But if I'm driving or walking, I struggle and I fret. I'm in control, after all. If I'm even later than late, it's my fault.
I have an 8 o'clock morning appointment. Stupid, right? Who makes such early appointments when their day follows no schedule and can easily accommodate a later time? Worse: today is the day of snow. The kind that grinds rush hour traffic to a halt. A fifteen minute drive turns into a forty-five minute trip and so I am late and panting and as anxious as I knew myself to be in the years that I rushed to be at work on time.
There is no lesson here (except maybe to pay more attention to weather forecasts). But I remembered the agony of rushing. And again I felt the privilege of retirement.

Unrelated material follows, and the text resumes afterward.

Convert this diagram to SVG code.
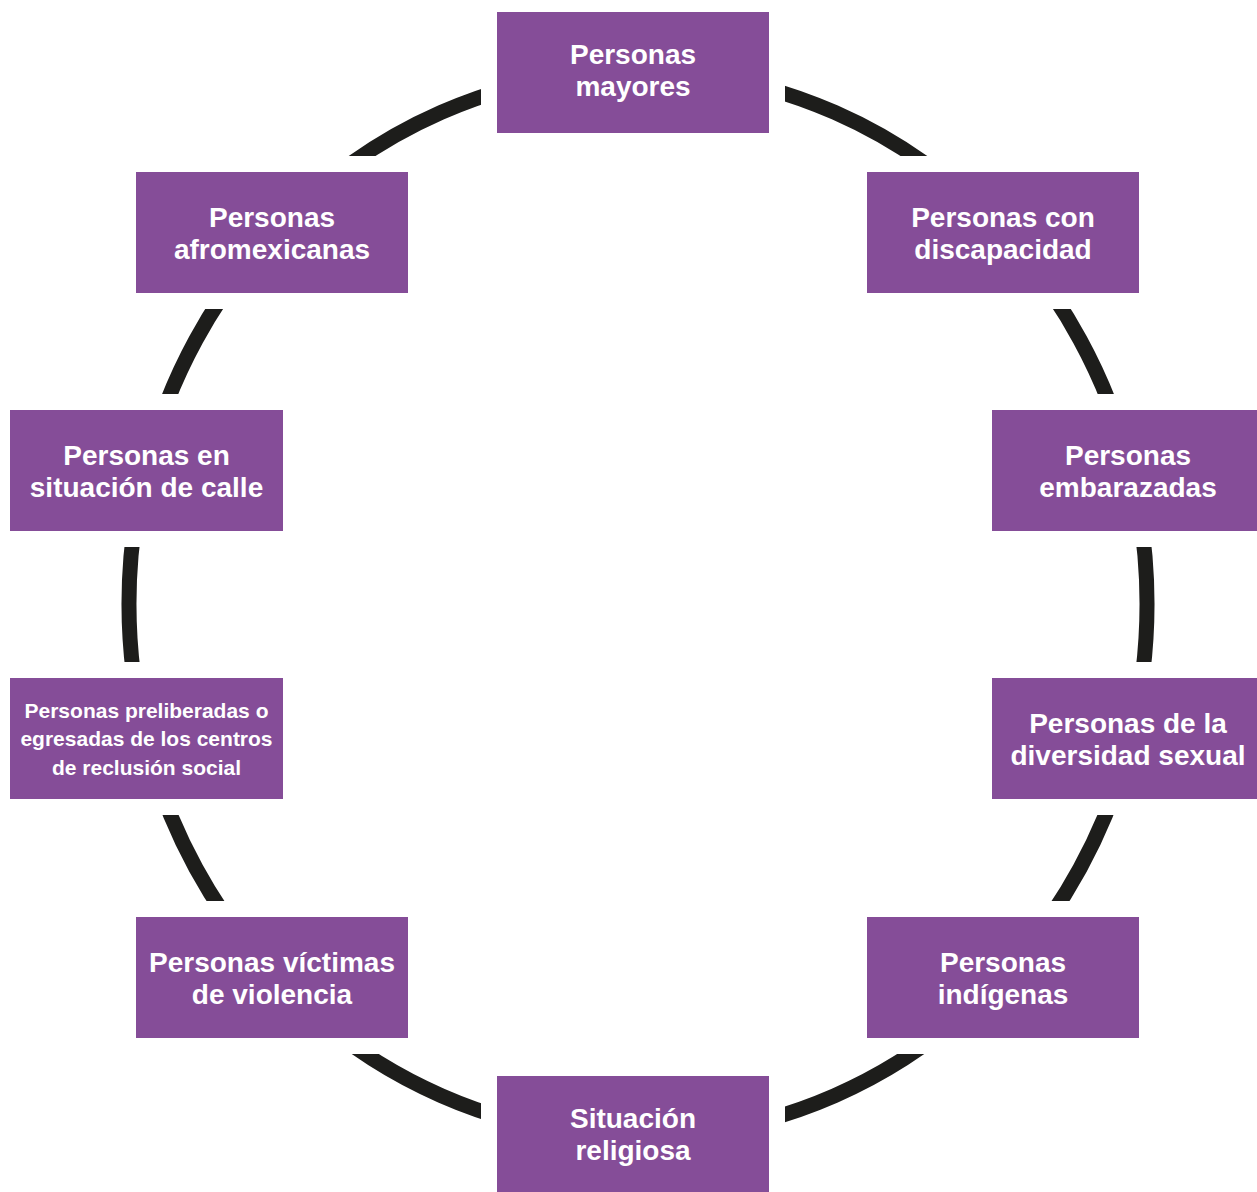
<svg xmlns="http://www.w3.org/2000/svg" width="1257" height="1192" viewBox="0 0 1257 1192">
<style>
.box{fill:#854d98;}
.lbl{fill:#ffffff;font-family:"Liberation Sans",Arial,Helvetica,sans-serif;font-weight:bold;font-size:28px;text-anchor:middle;}
.sm{font-size:21px;}
.arc{fill:none;stroke:#1d1d1b;stroke-width:15;stroke-linecap:butt;}
</style>
<defs>
<mask id="gaps" maskUnits="userSpaceOnUse" x="0" y="0" width="1257" height="1192">
<rect x="0" y="0" width="1257" height="1192" fill="#fff"/>
<rect x="481" y="-4" width="304" height="153" fill="#000"/>
<rect x="851" y="156" width="304" height="153" fill="#000"/>
<rect x="976" y="394" width="304" height="153" fill="#000"/>
<rect x="976" y="662" width="304" height="153" fill="#000"/>
<rect x="851" y="901" width="304" height="153" fill="#000"/>
<rect x="481" y="1060" width="304" height="153" fill="#000"/>
<rect x="120" y="901" width="304" height="153" fill="#000"/>
<rect x="-6" y="662" width="305" height="153" fill="#000"/>
<rect x="-6" y="394" width="305" height="153" fill="#000"/>
<rect x="120" y="156" width="304" height="153" fill="#000"/>
</mask>
</defs>
<g id="connectors" mask="url(#gaps)">
<path class="arc" d="M638,71 A509,533 0 0 1 1001.1,230.4"/>
<path class="arc" d="M1001.1,230.4 A509,533 0 0 1 1129.7,466.1"/>
<path class="arc" d="M1129.7,466.1 A509,533 0 0 1 1129.7,741.9"/>
<path class="arc" d="M1129.7,741.9 A509,533 0 0 1 1001.1,977.6"/>
<path class="arc" d="M1001.1,977.6 A509,533 0 0 1 638,1137"/>
<path class="arc" d="M638,1137 A509,533 0 0 1 274.9,977.6"/>
<path class="arc" d="M274.9,977.6 A509,533 0 0 1 146.3,741.9"/>
<path class="arc" d="M146.3,741.9 A509,533 0 0 1 146.3,466.1"/>
<path class="arc" d="M146.3,466.1 A509,533 0 0 1 274.9,230.4"/>
<path class="arc" d="M274.9,230.4 A509,533 0 0 1 638,71"/>
</g>
<g id="n-mayores"><rect class="box" x="497" y="12" width="272" height="121"/>
<text class="lbl" x="633" y="64">Personas</text><text class="lbl" x="633" y="96">mayores</text></g>
<g id="n-discapacidad"><rect class="box" x="867" y="172" width="272" height="121"/>
<text class="lbl" x="1003" y="226.5">Personas con</text><text class="lbl" x="1003" y="258.5">discapacidad</text></g>
<g id="n-embarazadas"><rect class="box" x="992" y="410" width="272" height="121"/>
<text class="lbl" x="1128" y="464.5">Personas</text><text class="lbl" x="1128" y="496.5">embarazadas</text></g>
<g id="n-diversidad"><rect class="box" x="992" y="678" width="272" height="121"/>
<text class="lbl" x="1128" y="732.5">Personas de la</text><text class="lbl" x="1128" y="764.5">diversidad sexual</text></g>
<g id="n-indigenas"><rect class="box" x="867" y="917" width="272" height="121"/>
<text class="lbl" x="1003" y="971.5">Personas</text><text class="lbl" x="1003" y="1003.5">indígenas</text></g>
<g id="n-religiosa"><rect class="box" x="497" y="1076" width="272" height="121"/>
<text class="lbl" x="633" y="1128">Situación</text><text class="lbl" x="633" y="1160">religiosa</text></g>
<g id="n-victimas"><rect class="box" x="136" y="917" width="272" height="121"/>
<text class="lbl" x="272" y="971.5">Personas víctimas</text><text class="lbl" x="272" y="1003.5">de violencia</text></g>
<g id="n-preliberadas"><rect class="box" x="10" y="678" width="273" height="121"/>
<text class="lbl sm" x="146.5" y="717.5">Personas preliberadas o</text><text class="lbl sm" x="146.5" y="746">egresadas de los centros</text><text class="lbl sm" x="146.5" y="774.5">de reclusión social</text></g>
<g id="n-calle"><rect class="box" x="10" y="410" width="273" height="121"/>
<text class="lbl" x="146.5" y="464.5">Personas en</text><text class="lbl" x="146.5" y="496.5">situación de calle</text></g>
<g id="n-afromexicanas"><rect class="box" x="136" y="172" width="272" height="121"/>
<text class="lbl" x="272" y="226.5">Personas</text><text class="lbl" x="272" y="258.5">afromexicanas</text></g>
</svg>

Breakfast was (therefore) late. Nearly noon by the time I returned for it.
And after? Well, I needed to go back to tapes I had of my father's recollections of his childhood. He had insisted on creating this record five years ago and now, nearly a year after his death, I finally play them again. No, not an easy task. But each time I listen to my parents, I hear something new, even if it is a repeat of a known to me story. So I listen. For several hours. Until Ed comes up from the sheep shed and suggests we go on a brief shopping expedition to Walmart. (Always fun exactly because it is so terribly not fun.)
The snow flurries pick up again and the winds howl.
It is a good night to come back to the farmhouse to a hot pot of homemade chili.